Armada Club positions itself as builder-agnostic. Its advisory function operates independently of any construction or brokerage interest, which means its recommendations to members considering yacht acquisition or charter are unconstrained by commercial relationships with specific yards.
In a market where the lines between brokerage advice and sales commission are frequently blurred, independence has genuine value.
The Crew Equation
Superyacht crew turnover rates between 30% and 40% annually represent an enormous hidden cost to the industry. Recruitment, training, familiarisation, and the inevitable service inconsistency during transition periods all erode the ownership experience.
One of the primary drivers of crew attrition is boredom. Not the romantic kind — the grinding, demoralising kind that comes from maintaining a pristine vessel that nobody uses for months at a time. Engineers run systems checks on equipment that doesn’t need checking. Stewardesses clean cabins that haven’t been slept in. Chefs prepare crew meals with skills calibrated for ten-course tasting menus.
Armada Club’s programming model directly addresses this. When a yacht is activated for member events — a private dinner for 12, a cultural salon, a wine tasting curated by a Master of Wine — the crew works. Not maintenance work. Service work. The work they trained for and chose this career to do.

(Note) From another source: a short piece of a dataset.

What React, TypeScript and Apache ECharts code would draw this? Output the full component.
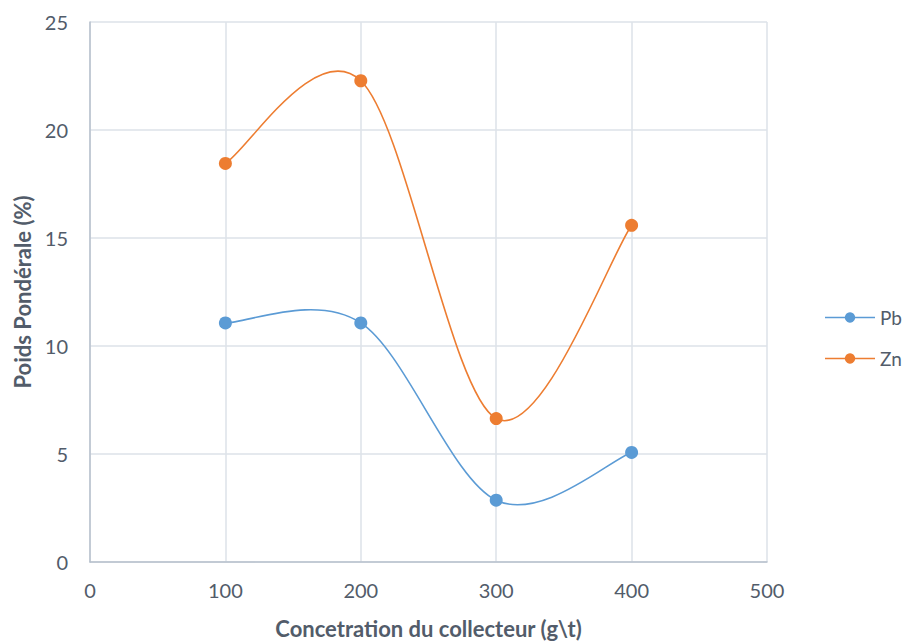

The retention implications are significant. Crew who feel professionally engaged and valued are measurably less likely to leave.
The Digital Layer
Armada Club’s ecosystem includes a digital platform connecting owners, members, crew, and brokers. This isn’t a booking engine dressed up as a community. It’s a coordination layer that manages the complexity of matching member interests with yacht availability, crew capabilities, and location logistics.
The platform handles scheduling, preference management, event coordination, and the operational handoffs that make multi-yacht, multi-location programming feasible. It turns what would otherwise be a concierge-intensive, unscalable service into something that can grow without proportional increases in overhead.
The Wider Shift
Armada Club’s model reflects a broader shift in how ultra-high-net-worth individuals relate to assets. The migration from ownership to access — from accumulation to curation — is well-documented across luxury sectors. Private aviation evolved from whole ownership to fractional to jet cards to on-demand charter. Luxury property evolved from second homes to branded residences to curated travel memberships.
Superyachting is following the same trajectory, just more slowly. The assets are larger, the operational complexity is greater, and the emotional attachment to ownership is more deeply rooted. But the economics are relentless. A €40-million asset that sits idle 80% of the time is not an investment. It’s not even a luxury. It’s a storage problem with excellent views.
Armada Club doesn’t solve yacht ownership’s fundamental economics. But it offers something the industry hasn’t had before: a structured, scalable model for making idle yachts useful, keeping crew engaged, and giving a new generation of wealthy individuals a reason to participate in superyachting without signing up for its most punishing financial commitments.
That’s not a small thing. That might be the thing the industry has been waiting for.